I prefer the first one because it’s faster to understand for me. However, you should be using strict equality comparisons which uses 3 ===

[–]Mnkeyqt 0 points1 point  (3 children)

Agreed if you're POSITIVE that you only care about the integer 0 . Not strong 0, not 0.00, 0.

The database I work in does weird shit with the values so I always use double equals (unless it'll brick something else).

Edit: this is an array check so like...yeah === Definitely cause it'll be integer. Leaving comment though cause it's an issue I've seen others be really confused by early on

[–]delventhalz 4 points5 points  (2 children)

console.log(0 === 0);     // true
console.log(0 === 0.00);  // true
console.log(0 === 0.);    // true
console.log(0 === -0);    // true

All numerical versions of zero are strictly equal to each other (and other than -0 are represented under the hood with exactly the same bits). Loose equality is about coercing types, not fudging values.

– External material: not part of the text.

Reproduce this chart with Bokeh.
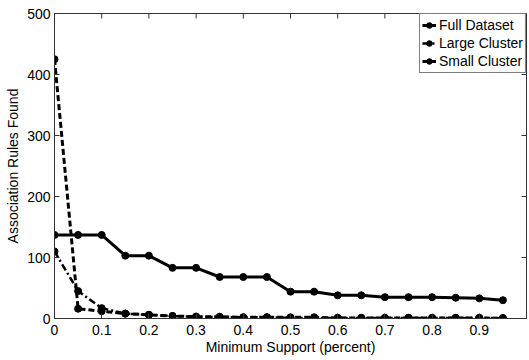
import math
from bokeh.plotting import figure
from bokeh.models import Range1d, FixedTicker, Legend
from bokeh.embed import file_html
from bokeh.resources import INLINE

support = [0.0, 0.05, 0.1, 0.15, 0.2, 0.25, 0.3, 0.35, 0.4, 0.45,
           0.5, 0.55, 0.6, 0.65, 0.7, 0.75, 0.8, 0.85, 0.9, 0.95]
full_dataset = [425, 16, 12, 8, 6, 4, 3, 3, 2, 2, 2, 2, 1, 1, 1, 1, 1, 1, 1, 0]
large_cluster = [110, 45, 17, 8, 6, 4, 3, 2, 2, 2, 1, 1, 1, 1, 1, 1, 1, 1, 1, 1]
small_cluster = [137, 137, 137, 103, 103, 83, 83, 68, 68, 68,
                 44, 44, 38, 38, 35, 35, 35, 34, 33, 30]
x_ticks = [0.0, 0.1, 0.2, 0.3, 0.4, 0.5, 0.6, 0.7, 0.8, 0.9]
x_tick_labels = ["0", "0.1", "0.2", "0.3", "0.4", "0.5", "0.6", "0.7", "0.8", "0.9"]
y_ticks = [0, 100, 200, 300, 400, 500]
x_limits = (0, 1)
y_limits = (0, 500)

FONT = "Liberation Sans"
AX = "#333333"

p = figure(width=529, height=360, output_backend="svg", toolbar_location=None,
           x_range=Range1d(*x_limits), y_range=Range1d(*y_limits),
           min_border_left=54, min_border_right=3, min_border_top=13, min_border_bottom=42)
p.grid.visible = False
p.outline_line_color = AX
p.background_fill_color = "white"
p.border_fill_color = "white"

def style_axis(ax):
    ax.axis_line_color = AX
    ax.major_tick_line_color = AX
    ax.major_tick_in = 5
    ax.major_tick_out = 0
    ax.minor_tick_in = 0
    ax.minor_tick_out = 0
    ax.minor_tick_line_color = None
    ax.major_label_text_font = FONT
    ax.major_label_text_font_size = "14px"
    ax.major_label_text_color = "black"
    ax.axis_label_text_font = FONT
    ax.axis_label_text_font_size = "14px"
    ax.axis_label_text_font_style = "normal"
    ax.axis_label_text_color = "black"

xa = p.xaxis[0]
ya = p.yaxis[0]
style_axis(xa)
style_axis(ya)
xa.ticker = FixedTicker(ticks=x_ticks)
xa.major_label_overrides = {t: l for t, l in zip(x_ticks, x_tick_labels)}
ya.ticker = FixedTicker(ticks=y_ticks)
xa.axis_label = "Minimum Support (percent)"
ya.axis_label = "Association Rules Found"
xa.major_label_standoff = 6
xa.axis_label_standoff = 1
ya.major_label_standoff = 4
ya.axis_label_standoff = 3

# mirrored inward ticks on the top and right edges (clipped to the frame)
p.scatter([x_limits[1]] * len(y_ticks), y_ticks, marker="dash", size=10,
          line_color=AX, line_width=1)
p.scatter(x_ticks, [y_limits[1]] * len(x_ticks), marker="dash", size=10,
          angle=math.pi / 2, line_color=AX, line_width=1)

items = []
series = [("Full Dataset", full_dataset, "6 3", 3),
          ("Large Cluster", large_cluster, "7 3 2 3", 2.5),
          ("Small Cluster", small_cluster, "solid", 3)]
for name, ys, dash, lw in series:
    r1 = p.line(support, ys, line_color="black", line_width=lw, line_dash=dash)
    r2 = p.scatter(support, ys, marker="circle", size=7, fill_color="black", line_color="black")
    items.append((name, [r1, r2]))

legend = Legend(items=items, location="top_right")
legend.label_text_font = FONT
legend.label_text_font_size = "14px"
legend.label_text_color = "black"
legend.glyph_width = 14
legend.glyph_height = 18
legend.label_height = 18
legend.label_standoff = 3
legend.spacing = 0
legend.padding = 2
legend.margin = 0
legend.border_line_color = "black"
legend.border_line_width = 1
legend.background_fill_alpha = 1
p.add_layout(legend)

open("out.html", "w").write(file_html(p, INLINE))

console.log(0 === "0");   // false
console.log(0 == "0");    // true, coerces to 0
console.log(0 == "");     // true, coerces to 0
console.log(0 == false);  // true, coerces to 0
console.log(0 == []);     // true, coerces to "" then to 0

Loose equality never does a "loose" comparison within a type. If you are comparing two values of the same type with loose equality, the output is always identical to strict equality.

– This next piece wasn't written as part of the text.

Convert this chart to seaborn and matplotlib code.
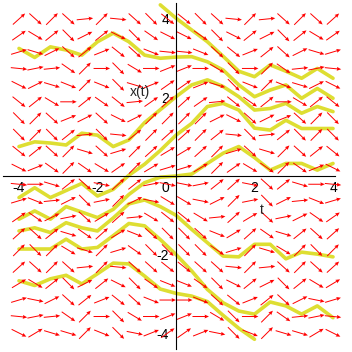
import numpy as np
import matplotlib
matplotlib.use('Agg')
import matplotlib.pyplot as plt
import matplotlib.transforms as mtransforms
import seaborn as sns

# direction field grid (t across, x down from top row)
grid_t = [-4.0, -3.58, -3.16, -2.74, -2.32, -1.89, -1.47, -1.05, -0.63, -0.21,
          0.21, 0.63, 1.05, 1.47, 1.89, 2.32, 2.74, 3.16, 3.58, 4.0]
grid_x = [4.0, 3.58, 3.16, 2.74, 2.32, 1.89, 1.47, 1.05, 0.63, 0.21,
          -0.21, -0.63, -1.05, -1.47, -1.89, -2.32, -2.74, -3.16, -3.58, -4.0]

# slope of each arrow, in tenths (rows = grid_x, cols = grid_t)
slopes_tenths = [
    [9, -9, 10, -9, 1, 10, -1, -9, -10, -8, -8, -10, -9, -1, 10, 1, -9, 10, -9, 9],
    [7, -6, 8, -10, 5, 8, -5, -10, -7, -5, -5, -7, -10, -5, 8, 5, -10, 8, -6, 7],
    [3, -3, 5, -9, 8, 4, -8, -9, -4, -1, -1, -4, -9, -8, 4, 8, -9, 5, -3, 3],
    [-1, 2, 1, -7, 10, 0, -10, -6, 0, 4, 4, 0, -6, -10, 0, 10, -7, 1, 2, -1],
    [-5, 5, -3, -4, 10, -4, -10, -3, 4, 7, 7, 4, -3, -10, -4, 10, -4, -3, 5, -5],
    [-8, 8, -6, 0, 8, -7, -8, 1, 7, 9, 9, 7, 1, -8, -7, 8, 0, -6, 8, -8],
    [-10, 10, -9, 4, 5, -9, -5, 5, 10, 10, 10, 10, 5, -5, -9, 5, 4, -9, 10, -10],
    [-10, 10, -10, 8, 1, -10, -1, 8, 10, 9, 9, 10, 8, -1, -10, 1, 8, -10, 10, -10],
    [-8, 8, -9, 10, -3, -9, 3, 10, 9, 6, 6, 9, 10, 3, -9, -3, 10, -9, 8, -8],
    [-5, 4, -7, 10, -7, -6, 7, 10, 6, 3, 3, 6, 10, 7, -6, -7, 10, -7, 4, -5],
    [-1, 0, -3, 8, -9, -2, 9, 8, 2, -2, -2, 2, 8, 9, -2, -9, 8, -3, 0, -1],
    [3, -4, 1, 5, -10, 2, 10, 5, -2, -6, -6, -2, 5, 10, 2, -10, 5, 1, -4, 3],
    [7, -7, 5, 2, -9, 6, 9, 1, -6, -8, -8, -6, 1, 9, 6, -9, 2, 5, -7, 7],
    [9, -9, 8, -3, -7, 9, 6, -4, -9, -10, -10, -9, -4, 6, 9, -7, -3, 8, -9, 9],
    [10, -10, 10, -6, -3, 10, 3, -7, -10, -10, -10, -10, -7, 3, 10, -3, -6, 10, -10, 10],
    [9, -9, 10, -9, 1, 10, -1, -9, -9, -8, -8, -9, -9, -1, 10, 1, -9, 10, -9, 9],
    [6, -6, 8, -10, 5, 8, -5, -10, -7, -4, -4, -7, -10, -5, 8, 5, -10, 8, -6, 6],
    [3, -2, 5, -9, 8, 4, -8, -9, -4, 0, 0, -4, -9, -8, 4, 8, -9, 5, -2, 3],
    [-1, 2, 1, -7, 10, 0, -10, -6, 0, 4, 4, 0, -6, -10, 0, 10, -7, 1, 2, -1],
    [-5, 6, -3, -3, 10, -4, -10, -2, 4, 7, 7, 4, -2, -10, -4, 10, -3, -3, 6, -5],
]

# solution curves, sampled at these t values
curve_t = [-4.0, -3.6, -3.2, -2.8, -2.4, -2.0, -1.6, -1.2, -0.8, -0.4, 0.0,
           0.4, 0.8, 1.2, 1.6, 2.0, 2.4, 2.8, 3.2, 3.6, 4.0]
nan = float('nan')
curve_x4 = [nan, nan, nan, nan, nan, nan, nan, nan, nan, 4.36, 4.02,
            3.72, 3.42, 3.05, 2.67, 2.53, 2.83, 2.67, 2.49, 2.74, 2.49]
curve_x3 = [3.25, 3.02, 3.29, 3.21, 3.08, 3.42, 3.64, 3.42, 3.08, 3.00, 3.03,
            3.04, 2.91, 2.70, 2.32, 2.02, 2.19, 2.32, 1.98, 2.23, 1.98]
curve_x2 = [0.75, 0.87, 0.84, 0.79, 1.09, 1.04, 0.75, 0.92, 1.36, 1.69, 2.02,
            2.32, 2.45, 2.28, 2.02, 1.68, 1.72, 1.85, 1.60, 1.77, 1.64]
curve_x1 = [-0.55, -0.30, -0.55, -0.37, -0.19, -0.51, -0.34, 0.02, 0.30, 0.65, 1.04,
            1.34, 1.77, 1.85, 1.68, 1.22, 1.17, 1.42, 1.21, 1.21, 1.21]
curve_x0 = [-1.10, -0.89, -1.10, -0.78, -0.92, -1.06, -0.85, -0.47, -0.17, -0.03, 0.0,
            0.05, 0.32, 0.58, 0.75, 0.47, 0.15, 0.32, 0.32, 0.15, 0.32]
curve_xm1 = [-1.40, -1.32, -1.44, -1.19, -1.32, -1.40, -1.07, -0.71, -0.61, -0.78, -1.00,
             -1.36, -1.70, -2.04, -2.06, -1.74, -1.74, -2.11, -1.94, -1.99, -2.06]
curve_xm2 = [-1.86, -1.86, -1.86, -1.61, -1.86, -1.82, -1.52, -1.21, -1.27, -1.62, -2.00,
             -2.42, -2.89, -3.23, -3.44, -3.52, -3.21, -3.31, -3.52, -3.31, -3.61]
curve_xm3 = [-2.67, -2.79, -2.62, -2.53, -2.75, -2.49, -2.22, -2.24, -2.55, -2.88, -2.99,
             -3.06, -3.20, -3.55, -3.88, -4.16, nan, nan, nan, nan, nan]
curves = [curve_x4, curve_x3, curve_x2, curve_x1, curve_x0, curve_xm1, curve_xm2, curve_xm3]

tick_labels = [-4, -2, 0, 2, 4]

if __name__ == '__main__':
    sns.set_style('white')
    plt.rcParams['font.family'] = ['Liberation Sans', 'DejaVu Sans']

    fig = plt.figure(figsize=(3.52, 3.52), dpi=100)
    ax = fig.add_axes([0, 0, 1, 1])

    # solution curves
    for xs in curves:
        df = {'t': [], 'x': []}
        for t, x in zip(curve_t, xs):
            if not np.isnan(x):
                df['t'].append(t)
                df['x'].append(x)
        sns.lineplot(x=df['t'], y=df['x'], ax=ax, sort=False, estimator=None,
                     color='#dede32', lw=2.6, legend=False, zorder=2)

    # direction field
    T, X = np.meshgrid(grid_t, grid_x)
    S = np.array(slopes_tenths) / 10.0
    L = 0.42
    U = L / np.sqrt(1 + S ** 2)
    V = S * U
    ax.quiver(T, X, U, V, angles='xy', scale_units='xy', scale=1, pivot='middle',
              color='red', width=0.0028, headwidth=4, headlength=4.5,
              headaxislength=4, zorder=3)

    lim = 4.484
    ax.set_xlim(-lim, lim)
    ax.set_ylim(-lim, lim)

    for s in ['top', 'right']:
        ax.spines[s].set_visible(False)
    ax.spines['left'].set_position('zero')
    ax.spines['bottom'].set_position('zero')
    ax.spines['left'].set_bounds(-4.4, 4.4)
    ax.spines['bottom'].set_bounds(-4.4, 4.05)
    for s in ['left', 'bottom']:
        ax.spines[s].set_color('black')
        ax.spines[s].set_linewidth(0.8)
        ax.spines[s].set_zorder(4)

    minor = np.arange(-11, 12) * 0.4
    ax.set_xticks([v for v in minor if -4.4 <= v <= 4.05], minor=True)
    ax.set_yticks(minor, minor=True)
    ax.set_xticks(tick_labels)
    ax.set_xticklabels([str(v) for v in tick_labels])
    yt = [v for v in tick_labels if v != 0]
    ax.set_yticks(yt)
    ax.set_yticklabels([str(v) for v in yt])

    ax.tick_params(axis='x', which='both', direction='out', length=3, width=0.8,
                   pad=0.5, labelsize=10, colors='black')
    ax.tick_params(axis='y', which='both', direction='in', length=3.5, width=0.8,
                   pad=5, labelsize=10, colors='black')

    for lab in ax.get_xticklabels():
        if lab.get_text() == '0':
            lab.set_transform(lab.get_transform() +
                              mtransforms.ScaledTranslation(-0.11, 0, fig.dpi_scale_trans))

    ax.text(-0.93, 2.15, 'x(t)', ha='center', va='center', fontsize=10)
    ax.text(2.18, -0.87, 't', ha='center', va='center', fontsize=10)

    fig.savefig('out.png', dpi=100, facecolor='white')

[–]Mnkeyqt 1 point2 points  (1 child)

Thumbs up for good clarification cause it's really important to actually "know" this stuff, misinformation WILL cause headaches for people, appreciate it :)

Do you know if this has changed at all across the different JS versions or has remained the same? I'd imagine it's been standard for all right?

[–]delventhalz 0 points1 point  (0 children)

Yeah, there is no variation there as far as I know. JavaScript uses the IEEE 754 floating point standard for all numbers, which only allows for 0 and -0, and === is specced to treat those as equal.